Data section
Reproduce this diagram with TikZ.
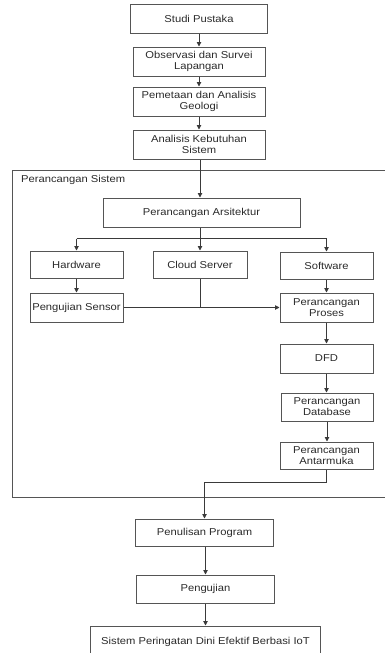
\documentclass[tikz,border=0pt]{standalone}
\usepackage{fontspec}
\setmainfont[FakeStretch=1.12]{Liberation Sans}
\usetikzlibrary{arrows.meta}
\definecolor{ln}{HTML}{3A3A3A}
\definecolor{bx}{HTML}{555555}
\definecolor{tx}{HTML}{2A2A2A}
\tikzset{
  box/.style={draw=bx, line width=1pt, inner sep=0pt, align=center, text=tx,
    font=\fontsize{10}{11}\selectfont},
  con/.style={draw=ln, line width=0.9pt},
  arr/.style={con, -{Triangle[length=4.5pt,width=4.5pt]}},
}
\begin{document}
\begin{tikzpicture}[x=1pt,y=-1pt]
\useasboundingbox (0,0) rectangle (385,653);
% frame
\draw[draw=bx, line width=1pt] (12,170) rectangle (392,497);
\node[anchor=west, text=tx, font=\fontsize{10}{11}\selectfont, inner sep=0pt] (lab) at (21,180) {Perancangan Sistem};
% top chain
\node[box, minimum width=137pt, minimum height=29pt] (studi) at (199,18.5) {Studi Pustaka};
\node[box, minimum width=132pt, minimum height=29pt] (obs) at (199,61.5) {Observasi dan Survei\\Lapangan};
\node[box, minimum width=132pt, minimum height=29pt] (pem) at (199,101.5) {Pemetaan dan Analisis\\Geologi};
\node[box, minimum width=132pt, minimum height=29pt] (ana) at (199,144.5) {Analisis Kebutuhan\\Sistem};
\node[box, minimum width=197pt, minimum height=29pt] (arsi) at (201.5,212.5) {Perancangan Arsitektur};
\node[box, minimum width=93pt, minimum height=27pt] (hw) at (76.5,264.5) {Hardware};
\node[box, minimum width=94pt, minimum height=27pt] (cloud) at (200,264.5) {Cloud Server};
\node[box, minimum width=93pt, minimum height=27pt] (sw) at (326.5,265.5) {Software};
\node[box, minimum width=93pt, minimum height=29pt] (sensor) at (76.5,307.5) {Pengujian Sensor};
\node[box, minimum width=93pt, minimum height=29pt] (proses) at (326.5,307.5) {Perancangan\\Proses};
\node[box, minimum width=93pt, minimum height=29pt] (dfd) at (326.5,358.5) {DFD};
\node[box, minimum width=92pt, minimum height=28pt] (db) at (327,407) {Perancangan\\Database};
\node[box, minimum width=93pt, minimum height=27pt] (ui) at (326.5,455.5) {Perancangan\\Antarmuka};
\node[box, minimum width=138pt, minimum height=27pt] (prog) at (204.5,532.5) {Penulisan Program};
\node[box, minimum width=138pt, minimum height=28pt] (uji) at (205.5,589) {Pengujian};
\node[box, minimum width=230pt, minimum height=32pt] (sis) at (205.5,642) {Sistem Peringatan Dini Efektif Berbasi IoT};
% connectors
\draw[arr] (studi.south -| obs) -- (obs.north);
\draw[arr] (obs.south) -- (pem.north);
\draw[arr] (pem.south) -- (ana.north);
\draw[arr] ([xshift=1pt]ana.south) -- ([xshift=1pt]ana.south |- arsi.north);
\draw[con] ([xshift=-1.5pt]arsi.south) -- ++(0,11) coordinate (br);
\draw[con] (br -| hw) -- (br -| sw);
\draw[arr] (br -| hw) -- (hw.north);
\draw[arr] (br) -- (br |- cloud.north);
\draw[arr] (br -| sw) -- (sw.north);
\draw[arr] (hw.south) -- (sensor.north);
\draw[con] (cloud.south) -- (cloud.south |- sensor.east);
\draw[arr] (sensor.east) -- (proses.west);
\draw[arr] (sw.south) -- (proses.north);
\draw[arr] (proses.south) -- (dfd.north);
\draw[arr] (dfd.south) -- (db.north -| dfd);
\draw[arr] (db.south) -- (ui.north -| db);
\draw[arr] (ui.south) -- ++(0,13) coordinate (uc) -| (prog.north);
\draw[arr] (prog.south -| uji) -- (uji.north);
\draw[arr] (uji.south) -- (sis.north);
\end{tikzpicture}
\end{document}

Exercise details
Return the material word for word. Pictures are not part of the copy.

Solution for this task
Reproduce this diagram with TikZ.
\documentclass[tikz,border=0pt]{standalone}
\usepackage{fontspec}
\setmainfont[FakeStretch=1.12]{Liberation Sans}
\usetikzlibrary{arrows.meta}
\definecolor{ln}{HTML}{3A3A3A}
\definecolor{bx}{HTML}{555555}
\definecolor{tx}{HTML}{2A2A2A}
\tikzset{
  box/.style={draw=bx, line width=1pt, inner sep=0pt, align=center, text=tx,
    font=\fontsize{10}{11}\selectfont},
  con/.style={draw=ln, line width=0.9pt},
  arr/.style={con, -{Triangle[length=4.5pt,width=4.5pt]}},
}
\begin{document}
\begin{tikzpicture}[x=1pt,y=-1pt]
\useasboundingbox (0,0) rectangle (385,653);
% frame
\draw[draw=bx, line width=1pt] (12,170) rectangle (392,497);
\node[anchor=west, text=tx, font=\fontsize{10}{11}\selectfont, inner sep=0pt] (lab) at (21,180) {Perancangan Sistem};
% top chain
\node[box, minimum width=137pt, minimum height=29pt] (studi) at (199,18.5) {Studi Pustaka};
\node[box, minimum width=132pt, minimum height=29pt] (obs) at (199,61.5) {Observasi dan Survei\\Lapangan};
\node[box, minimum width=132pt, minimum height=29pt] (pem) at (199,101.5) {Pemetaan dan Analisis\\Geologi};
\node[box, minimum width=132pt, minimum height=29pt] (ana) at (199,144.5) {Analisis Kebutuhan\\Sistem};
\node[box, minimum width=197pt, minimum height=29pt] (arsi) at (201.5,212.5) {Perancangan Arsitektur};
\node[box, minimum width=93pt, minimum height=27pt] (hw) at (76.5,264.5) {Hardware};
\node[box, minimum width=94pt, minimum height=27pt] (cloud) at (200,264.5) {Cloud Server};
\node[box, minimum width=93pt, minimum height=27pt] (sw) at (326.5,265.5) {Software};
\node[box, minimum width=93pt, minimum height=29pt] (sensor) at (76.5,307.5) {Pengujian Sensor};
\node[box, minimum width=93pt, minimum height=29pt] (proses) at (326.5,307.5) {Perancangan\\Proses};
\node[box, minimum width=93pt, minimum height=29pt] (dfd) at (326.5,358.5) {DFD};
\node[box, minimum width=92pt, minimum height=28pt] (db) at (327,407) {Perancangan\\Database};
\node[box, minimum width=93pt, minimum height=27pt] (ui) at (326.5,455.5) {Perancangan\\Antarmuka};
\node[box, minimum width=138pt, minimum height=27pt] (prog) at (204.5,532.5) {Penulisan Program};
\node[box, minimum width=138pt, minimum height=28pt] (uji) at (205.5,589) {Pengujian};
\node[box, minimum width=230pt, minimum height=32pt] (sis) at (205.5,642) {Sistem Peringatan Dini Efektif Berbasi IoT};
% connectors
\draw[arr] (studi.south -| obs) -- (obs.north);
\draw[arr] (obs.south) -- (pem.north);
\draw[arr] (pem.south) -- (ana.north);
\draw[arr] ([xshift=1pt]ana.south) -- ([xshift=1pt]ana.south |- arsi.north);
\draw[con] ([xshift=-1.5pt]arsi.south) -- ++(0,11) coordinate (br);
\draw[con] (br -| hw) -- (br -| sw);
\draw[arr] (br -| hw) -- (hw.north);
\draw[arr] (br) -- (br |- cloud.north);
\draw[arr] (br -| sw) -- (sw.north);
\draw[arr] (hw.south) -- (sensor.north);
\draw[con] (cloud.south) -- (cloud.south |- sensor.east);
\draw[arr] (sensor.east) -- (proses.west);
\draw[arr] (sw.south) -- (proses.north);
\draw[arr] (proses.south) -- (dfd.north);
\draw[arr] (dfd.south) -- (db.north -| dfd);
\draw[arr] (db.south) -- (ui.north -| db);
\draw[arr] (ui.south) -- ++(0,13) coordinate (uc) -| (prog.north);
\draw[arr] (prog.south -| uji) -- (uji.north);
\draw[arr] (uji.south) -- (sis.north);
\end{tikzpicture}
\end{document}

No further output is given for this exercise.